Sep 23 2004 by Brian Amble Print This Article

Britain's small businesses have reacted with fury to European Commission proposals to limit the UK's opt-out from the working time directive.

The Forum of Private Business (FPB) Chief Executive Nick Goulding said the proposals, which would give unions a veto over accepting working weeks of longer than 48 hours, would impose severe new constraints and significant new costs on small firms already overloaded with regulation.

Under the new rules, employers would be obliged to keep records of the number of hours actually worked and make these records available to the authorities, if required.

"Small businesses are vehemently opposed to these fatally flawed proposals,' he said. "It will fundamentally undermine the flexibility of the British labour market which is entirely different to that of other Member States.

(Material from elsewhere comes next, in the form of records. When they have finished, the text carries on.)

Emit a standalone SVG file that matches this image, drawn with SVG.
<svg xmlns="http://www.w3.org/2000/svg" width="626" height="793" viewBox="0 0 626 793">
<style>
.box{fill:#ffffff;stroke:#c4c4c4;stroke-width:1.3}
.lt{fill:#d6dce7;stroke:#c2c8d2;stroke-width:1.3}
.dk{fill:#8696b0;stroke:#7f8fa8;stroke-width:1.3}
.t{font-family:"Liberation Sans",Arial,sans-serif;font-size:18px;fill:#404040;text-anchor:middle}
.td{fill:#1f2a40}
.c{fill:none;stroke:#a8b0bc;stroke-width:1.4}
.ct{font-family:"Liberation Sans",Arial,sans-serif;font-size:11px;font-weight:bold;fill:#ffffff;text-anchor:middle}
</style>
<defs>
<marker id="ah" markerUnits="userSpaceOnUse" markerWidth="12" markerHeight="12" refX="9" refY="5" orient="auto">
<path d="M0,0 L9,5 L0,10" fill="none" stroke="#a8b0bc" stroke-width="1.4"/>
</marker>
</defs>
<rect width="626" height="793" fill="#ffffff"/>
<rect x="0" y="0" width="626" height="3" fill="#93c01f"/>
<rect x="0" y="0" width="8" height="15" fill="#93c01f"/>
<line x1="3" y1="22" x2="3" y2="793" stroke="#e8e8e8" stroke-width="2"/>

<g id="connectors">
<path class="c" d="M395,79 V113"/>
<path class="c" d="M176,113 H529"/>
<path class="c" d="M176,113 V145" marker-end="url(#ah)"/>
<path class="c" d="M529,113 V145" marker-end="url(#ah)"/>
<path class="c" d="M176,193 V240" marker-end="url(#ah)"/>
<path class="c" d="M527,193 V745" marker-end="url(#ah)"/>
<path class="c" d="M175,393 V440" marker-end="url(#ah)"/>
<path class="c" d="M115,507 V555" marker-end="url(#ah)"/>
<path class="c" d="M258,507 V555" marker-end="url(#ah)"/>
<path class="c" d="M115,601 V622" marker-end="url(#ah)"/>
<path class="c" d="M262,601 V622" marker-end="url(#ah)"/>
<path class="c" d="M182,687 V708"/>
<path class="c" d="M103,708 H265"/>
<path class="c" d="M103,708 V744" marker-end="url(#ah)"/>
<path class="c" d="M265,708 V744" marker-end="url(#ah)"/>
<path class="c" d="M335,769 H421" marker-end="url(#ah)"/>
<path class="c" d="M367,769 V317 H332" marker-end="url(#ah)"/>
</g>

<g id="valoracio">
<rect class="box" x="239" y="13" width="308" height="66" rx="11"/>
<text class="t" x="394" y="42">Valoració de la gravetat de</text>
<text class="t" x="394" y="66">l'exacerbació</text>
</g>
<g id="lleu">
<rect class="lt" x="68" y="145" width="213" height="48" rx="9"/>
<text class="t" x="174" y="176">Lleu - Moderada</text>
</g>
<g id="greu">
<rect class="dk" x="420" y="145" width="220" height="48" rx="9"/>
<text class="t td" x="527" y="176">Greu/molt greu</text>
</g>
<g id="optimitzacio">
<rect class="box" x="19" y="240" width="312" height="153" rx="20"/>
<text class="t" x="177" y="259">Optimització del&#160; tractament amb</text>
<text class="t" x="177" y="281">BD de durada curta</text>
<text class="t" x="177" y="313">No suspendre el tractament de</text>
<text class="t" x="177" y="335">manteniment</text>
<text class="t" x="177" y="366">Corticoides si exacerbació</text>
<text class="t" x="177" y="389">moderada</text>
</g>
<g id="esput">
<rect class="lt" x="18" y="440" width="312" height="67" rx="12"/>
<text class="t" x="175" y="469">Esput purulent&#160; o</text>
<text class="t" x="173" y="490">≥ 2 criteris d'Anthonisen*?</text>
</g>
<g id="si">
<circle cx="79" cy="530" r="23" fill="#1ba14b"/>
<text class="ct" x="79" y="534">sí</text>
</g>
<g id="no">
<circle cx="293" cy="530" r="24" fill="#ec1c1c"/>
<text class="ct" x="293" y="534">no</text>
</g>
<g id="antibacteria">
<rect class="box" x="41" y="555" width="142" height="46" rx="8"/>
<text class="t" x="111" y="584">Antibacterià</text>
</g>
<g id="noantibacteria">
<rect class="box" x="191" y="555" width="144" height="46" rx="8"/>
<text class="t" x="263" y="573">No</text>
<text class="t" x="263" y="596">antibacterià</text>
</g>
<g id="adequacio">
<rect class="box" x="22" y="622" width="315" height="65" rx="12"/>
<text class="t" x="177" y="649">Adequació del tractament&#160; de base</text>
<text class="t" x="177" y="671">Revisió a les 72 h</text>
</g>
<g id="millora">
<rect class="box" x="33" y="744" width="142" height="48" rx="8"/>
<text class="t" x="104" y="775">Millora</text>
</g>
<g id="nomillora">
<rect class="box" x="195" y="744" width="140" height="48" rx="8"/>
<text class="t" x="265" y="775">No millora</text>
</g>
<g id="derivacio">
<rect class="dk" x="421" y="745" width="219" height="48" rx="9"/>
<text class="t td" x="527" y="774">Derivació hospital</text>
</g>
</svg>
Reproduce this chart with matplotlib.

"As its stands a British worker can work more than the 48 hours EU maximum, if they wish, but under these proposals a waiver of the 48 hour rule would have to be agreed with the trade unions. So even if the individual worker wants to work overtime, and earn more cash, the trade unions would be able to veto the opt out.

"Many small businesses on tight profit margins, employing only a few staff, rely on the flexibility of the employment market to make ends meet. This proposal will create massive problems for many small companies."

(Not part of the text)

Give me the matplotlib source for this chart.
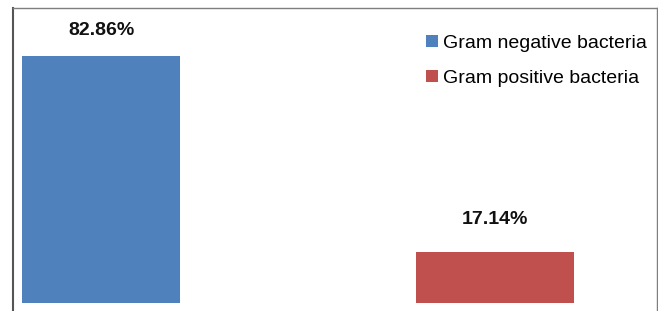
import matplotlib
matplotlib.use('Agg')
import matplotlib.pyplot as plt
from matplotlib.patches import Patch
from matplotlib.lines import Line2D

# data
categories = ['Gram negative bacteria', 'Gram positive bacteria']
values = [82.86, 17.14]
labels = ['82.86%', '17.14%']
colors = ['#4F81BD', '#C0504D']

plt.rcParams['font.family'] = ['Liberation Sans', 'DejaVu Sans']

W, H = 658, 311
fig = plt.figure(figsize=(W / 100, H / 100), dpi=100)

# axes placed in pixel terms
left, right, top, bottom = 12, 656, 8, 303
ax = fig.add_axes([left / W, (H - bottom) / H, (right - left) / W, (bottom - top) / H])
x = [0, 1]
bars = ax.bar(x, values, width=0.401, color=colors)
ax.set_xlim(-0.226, 1.409)
ax.set_ylim(0, 99)
ax.axis('off')

# value labels above bars
offsets = [18.5, 23.5]
for b, lab, off in zip(bars, labels, offsets):
    ax.annotate(lab, (b.get_x() + b.get_width() / 2, b.get_height()),
                xytext=(0, off), textcoords='offset points',
                ha='center', va='center', fontsize=14, fontweight='bold', color='#111111')

# legend
handles = [Patch(facecolor=c, edgecolor='none') for c in colors]
fig.legend(handles, categories, loc='upper left', bbox_to_anchor=(426 / W, 1 - 35 / H),
           frameon=False, fontsize=14, handlelength=0.6, handleheight=0.6,
           handletextpad=0.25, labelspacing=0.9, borderpad=0, borderaxespad=0)

# outer frame (bottom edge cut off)
fc = '#7f7f7f'
fig.add_artist(Line2D([12.5 / W, 12.5 / W], [0, 1 - 8 / H], color='#555555', lw=1.5))
fig.add_artist(Line2D([12.5 / W, 656.5 / W], [1 - 8 / H, 1 - 8 / H], color=fc, lw=1))
fig.add_artist(Line2D([656.5 / W, 656.5 / W], [0, 1 - 8 / H], color=fc, lw=1))

fig.savefig('out.png', dpi=100)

The Federation of Small Businesses, meanwhile, branded the proposals "a bureaucratic nightmare" that would "force employers to play a nanny role by monitoring the hours worked by their staff".

FPB member Michael Fry, owner of a care home in Weymouth, said the proposals would wreak havoc on his business.

"This proposal is absolute lunacy," he said. "It means that the nurses I employ have to count the hours they spend sleeping here overnight, on call in case of emergency, as hours worked. It will create mayhem to our cost structure and will immediately put jobs at risk.

"But it is elderly people who will shoulder the costs because I will have to increase my charges. This will hit the poorest older people hardest, many of whom will be unable to afford higher charges, and will be left longer in hospital where quality of life and life expectancy is reduced."

Compounding the anger over the EU proposals are the government's plans to extend the rights of working parents, including doubling maternity leave to twelve months and increasing paternity pay.

According to a survey by Croner Consulting, more than six out of ten firms believe that the proposals would have a detrimental effect on their business, with most believing that the current arrangements are more than adequate.

“Smaller employers will be worried about bearing a disproportionate burden from these proposals and will view them with a sense of dread”, said Nick Goulding.

“Employers should be allowed to take stock of these changes without having more pressure piled on them from politicians, most of whom have never created a real job in their life.”

Croner's Richard Smith said: “The survey results aren’t surprising and echo a rising debate of whether employees’ rights are going too far.

"Most employers try to accommodate working parents as best they can, but the law should support the employers need for the work to be done. This is especially true of smaller firms who may find it difficult to bear the costs of recruiting an replacement staff."

Childless workers do not have equivalent rights to time off work and he pointed out that this could also affect productivity by causing conflict in the workplace.

And he added: "Childless workers are likely to become demotivated and disgruntled as they may feel it is unfair that they do not have the same rights to time off work or flexible working. They also face the strain of picking up additional work when parents are absent due to maternity or paternity leave, or to accommodate childcare responsibilities."